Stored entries
════

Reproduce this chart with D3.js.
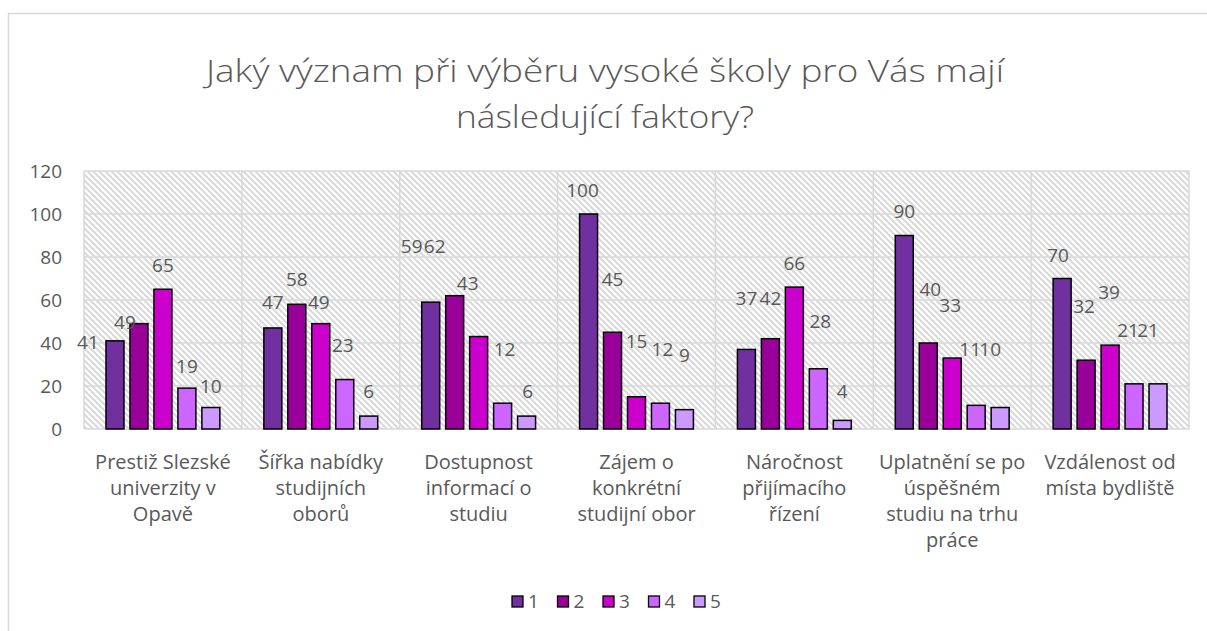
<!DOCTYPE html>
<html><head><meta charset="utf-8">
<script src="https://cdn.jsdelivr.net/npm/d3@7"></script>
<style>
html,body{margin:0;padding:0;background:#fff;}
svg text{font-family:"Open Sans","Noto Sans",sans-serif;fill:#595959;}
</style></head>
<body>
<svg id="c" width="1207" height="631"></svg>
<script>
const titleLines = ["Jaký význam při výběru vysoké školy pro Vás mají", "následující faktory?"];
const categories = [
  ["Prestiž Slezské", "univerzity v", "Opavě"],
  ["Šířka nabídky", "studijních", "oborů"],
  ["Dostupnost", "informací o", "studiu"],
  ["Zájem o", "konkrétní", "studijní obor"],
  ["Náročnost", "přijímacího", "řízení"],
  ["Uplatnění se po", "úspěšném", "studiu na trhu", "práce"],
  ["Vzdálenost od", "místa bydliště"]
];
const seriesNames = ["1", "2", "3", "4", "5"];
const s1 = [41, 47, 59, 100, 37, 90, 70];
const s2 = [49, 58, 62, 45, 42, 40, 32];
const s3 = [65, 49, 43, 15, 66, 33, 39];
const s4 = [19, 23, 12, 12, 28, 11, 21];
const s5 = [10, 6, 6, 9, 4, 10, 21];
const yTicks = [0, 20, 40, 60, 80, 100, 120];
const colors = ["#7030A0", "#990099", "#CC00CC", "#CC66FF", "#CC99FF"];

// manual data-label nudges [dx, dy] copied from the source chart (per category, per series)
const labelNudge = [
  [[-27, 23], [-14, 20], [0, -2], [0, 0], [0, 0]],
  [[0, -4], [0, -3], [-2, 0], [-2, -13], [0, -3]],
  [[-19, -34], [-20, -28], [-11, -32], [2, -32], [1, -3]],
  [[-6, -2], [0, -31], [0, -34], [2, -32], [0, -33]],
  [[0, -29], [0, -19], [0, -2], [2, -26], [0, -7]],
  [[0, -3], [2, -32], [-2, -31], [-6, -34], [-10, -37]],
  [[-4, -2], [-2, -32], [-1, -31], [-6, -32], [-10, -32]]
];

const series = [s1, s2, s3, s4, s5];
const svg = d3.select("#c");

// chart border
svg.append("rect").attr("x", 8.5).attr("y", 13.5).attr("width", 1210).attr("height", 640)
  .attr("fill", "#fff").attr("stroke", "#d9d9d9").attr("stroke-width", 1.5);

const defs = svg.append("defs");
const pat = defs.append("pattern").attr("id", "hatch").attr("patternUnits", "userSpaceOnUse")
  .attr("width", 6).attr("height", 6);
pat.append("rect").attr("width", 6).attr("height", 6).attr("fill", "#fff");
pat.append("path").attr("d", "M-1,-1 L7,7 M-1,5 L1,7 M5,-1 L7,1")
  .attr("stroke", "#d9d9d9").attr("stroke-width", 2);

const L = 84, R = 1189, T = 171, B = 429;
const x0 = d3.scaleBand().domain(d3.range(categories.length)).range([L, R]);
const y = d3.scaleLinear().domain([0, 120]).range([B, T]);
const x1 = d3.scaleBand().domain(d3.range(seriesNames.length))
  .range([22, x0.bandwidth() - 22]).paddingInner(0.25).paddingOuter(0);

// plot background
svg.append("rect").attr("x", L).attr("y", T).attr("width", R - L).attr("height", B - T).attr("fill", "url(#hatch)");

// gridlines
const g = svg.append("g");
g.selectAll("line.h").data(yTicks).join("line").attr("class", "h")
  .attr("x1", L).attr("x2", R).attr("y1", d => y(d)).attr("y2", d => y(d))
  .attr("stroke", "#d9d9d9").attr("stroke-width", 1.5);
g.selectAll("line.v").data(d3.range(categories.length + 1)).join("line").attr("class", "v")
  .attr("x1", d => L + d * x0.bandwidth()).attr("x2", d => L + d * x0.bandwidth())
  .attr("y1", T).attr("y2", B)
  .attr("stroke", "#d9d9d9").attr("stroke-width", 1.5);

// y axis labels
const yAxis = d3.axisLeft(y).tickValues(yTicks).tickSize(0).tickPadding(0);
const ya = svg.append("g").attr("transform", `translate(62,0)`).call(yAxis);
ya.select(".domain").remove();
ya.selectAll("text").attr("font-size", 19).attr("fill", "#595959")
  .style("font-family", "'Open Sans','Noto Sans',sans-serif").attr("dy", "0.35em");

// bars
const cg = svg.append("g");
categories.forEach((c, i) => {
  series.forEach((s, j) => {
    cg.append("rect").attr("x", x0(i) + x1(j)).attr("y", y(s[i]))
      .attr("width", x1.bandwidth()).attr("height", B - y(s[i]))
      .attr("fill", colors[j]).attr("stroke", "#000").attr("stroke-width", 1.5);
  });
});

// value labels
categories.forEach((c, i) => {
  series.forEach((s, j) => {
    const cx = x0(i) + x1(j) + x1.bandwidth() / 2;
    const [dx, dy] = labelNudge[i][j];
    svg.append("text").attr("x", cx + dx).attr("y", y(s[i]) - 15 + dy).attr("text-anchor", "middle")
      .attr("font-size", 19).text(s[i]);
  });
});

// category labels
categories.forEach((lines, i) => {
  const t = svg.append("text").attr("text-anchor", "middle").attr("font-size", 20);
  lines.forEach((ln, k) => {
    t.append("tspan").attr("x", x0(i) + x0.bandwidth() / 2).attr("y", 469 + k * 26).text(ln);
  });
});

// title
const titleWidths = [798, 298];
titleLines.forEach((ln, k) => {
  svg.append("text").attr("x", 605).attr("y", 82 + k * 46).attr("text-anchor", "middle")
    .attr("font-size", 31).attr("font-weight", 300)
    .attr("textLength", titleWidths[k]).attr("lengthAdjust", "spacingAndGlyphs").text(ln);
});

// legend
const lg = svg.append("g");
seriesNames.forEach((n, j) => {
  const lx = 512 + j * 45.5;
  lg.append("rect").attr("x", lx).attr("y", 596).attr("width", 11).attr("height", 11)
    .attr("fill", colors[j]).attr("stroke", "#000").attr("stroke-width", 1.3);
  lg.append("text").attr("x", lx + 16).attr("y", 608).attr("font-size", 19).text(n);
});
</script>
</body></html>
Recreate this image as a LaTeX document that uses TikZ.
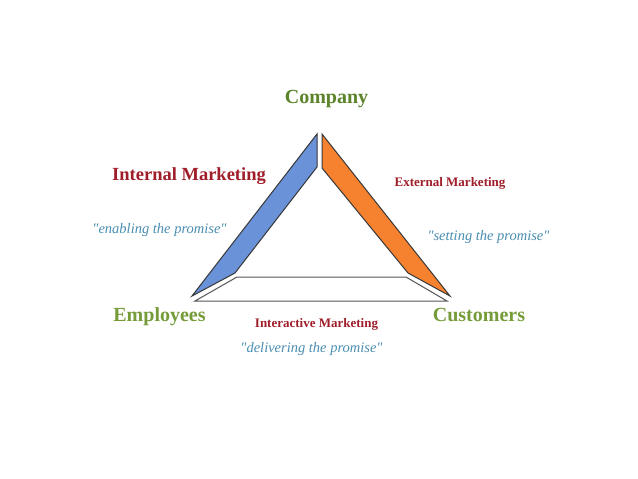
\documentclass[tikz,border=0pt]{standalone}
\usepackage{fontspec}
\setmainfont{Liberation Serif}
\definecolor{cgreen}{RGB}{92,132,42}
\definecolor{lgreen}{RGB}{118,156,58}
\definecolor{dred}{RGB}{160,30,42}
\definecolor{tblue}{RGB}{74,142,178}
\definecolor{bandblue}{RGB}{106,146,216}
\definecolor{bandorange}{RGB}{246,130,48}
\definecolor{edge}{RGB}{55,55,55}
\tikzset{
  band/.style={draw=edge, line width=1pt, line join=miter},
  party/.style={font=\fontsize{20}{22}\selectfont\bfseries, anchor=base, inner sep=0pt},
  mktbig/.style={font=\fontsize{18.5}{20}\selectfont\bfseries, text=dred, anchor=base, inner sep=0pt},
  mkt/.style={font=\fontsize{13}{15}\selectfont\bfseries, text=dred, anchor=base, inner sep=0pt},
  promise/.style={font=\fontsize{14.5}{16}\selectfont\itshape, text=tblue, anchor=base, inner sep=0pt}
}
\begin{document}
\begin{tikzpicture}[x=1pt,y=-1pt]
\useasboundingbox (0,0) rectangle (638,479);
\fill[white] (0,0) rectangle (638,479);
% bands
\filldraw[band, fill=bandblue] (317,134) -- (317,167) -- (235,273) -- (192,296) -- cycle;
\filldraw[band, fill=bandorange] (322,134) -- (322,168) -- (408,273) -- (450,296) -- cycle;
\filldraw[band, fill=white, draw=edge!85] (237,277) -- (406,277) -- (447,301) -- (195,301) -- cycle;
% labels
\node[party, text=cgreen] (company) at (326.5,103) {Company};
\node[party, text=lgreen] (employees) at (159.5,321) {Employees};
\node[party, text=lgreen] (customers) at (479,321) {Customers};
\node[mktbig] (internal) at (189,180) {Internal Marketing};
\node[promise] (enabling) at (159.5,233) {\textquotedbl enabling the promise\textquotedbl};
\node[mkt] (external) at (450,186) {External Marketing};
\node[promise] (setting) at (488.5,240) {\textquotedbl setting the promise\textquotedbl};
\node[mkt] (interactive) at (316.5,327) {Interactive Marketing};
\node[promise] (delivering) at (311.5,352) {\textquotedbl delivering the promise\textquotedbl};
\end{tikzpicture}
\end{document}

════

**The task**
Select the lines that carry the string "chart" and copy them.

**Result**
Reproduce this chart with D3.js.
// manual data-label nudges [dx, dy] copied from the source chart (per category, per series)
// chart border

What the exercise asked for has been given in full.